Indeed, writer Gregory Burke deliberately dramatises the interview process he carried out while researching the play, portraying himself as a naive playwright nervously lobbing questions at a group of mocking, mistrustful and sometimes menacing ex-squaddies. These scenes in a Fife pub, deliberately counter the sweltering boredom of Camp Dogwood, where the troops’ joshing macho humour proves to be the only psychological defence against constant mortar attacks and suicide bombers.
THE REALISM OF THE UNREALISTIC
Theatre lacks the ‘realism’ we’ve come to expect in film and TV drama, but Black Watch’s potent combination of docudrama and stylised physical theatre remains a lesson in how seemingly stylised techniques – mime, for example – and inventive use of props (such as a pool table which becomes a cramped personnel carrier) can draw audiences into the story being told.
For the trick of all great theatre –Shakespeare knew this just as well as people working in British theatre today – is not to attempt some picturesque realism at all; instead, it’s to work with the unrealistic nature of what you have, to suggest rather than replicate, and let the audience’s imagination do the rest.

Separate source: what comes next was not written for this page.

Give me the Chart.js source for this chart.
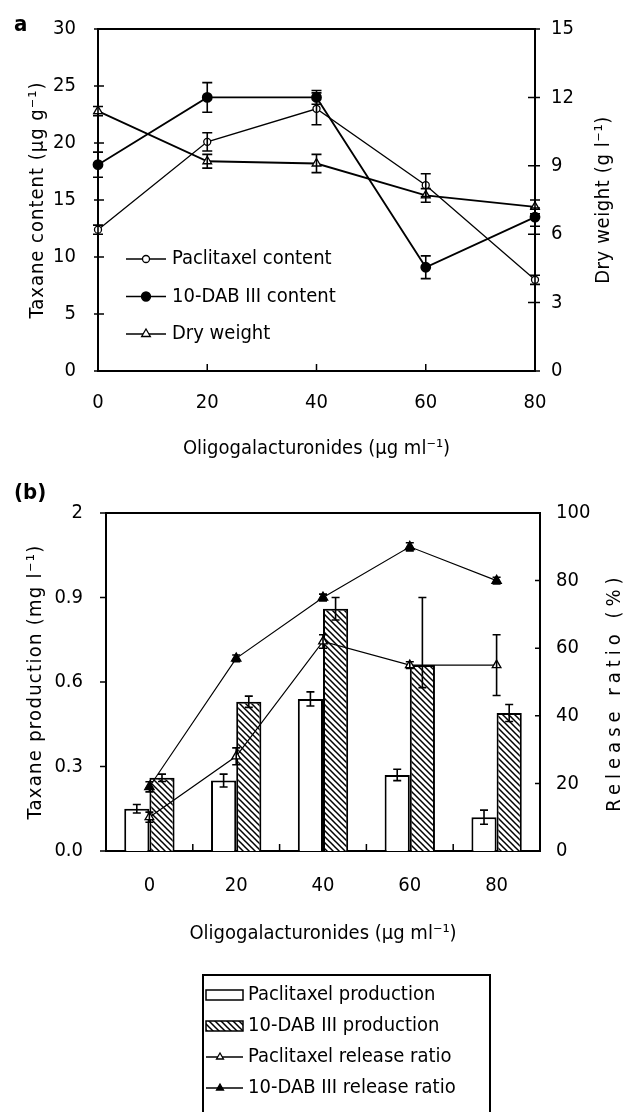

Take the recent National Theatre production, War Horse. Based on Michael Morpurgo’s 1982 children’s novel, the play followed the story of Joey, a country horse sold into the cavalry at the outbreak of the First World War. Given a lack of sufficiently skilled equine actors, all the main characters were portrayed using life-size puppet horses, each operated by three clearly-in-view puppeteers. Such was their skill in moving the puppets, however, audiences looked past the wooden frames and translucent skins and saw the horses they were meant to be.
Theatre will never be able to show the battlefield to the same degree as film drama or, of course, our rolling news channels. But it can certainly suggest, and the best dramas have ensured audiences leave with some understanding of the camaraderie, bravery and attitudes of those who fight.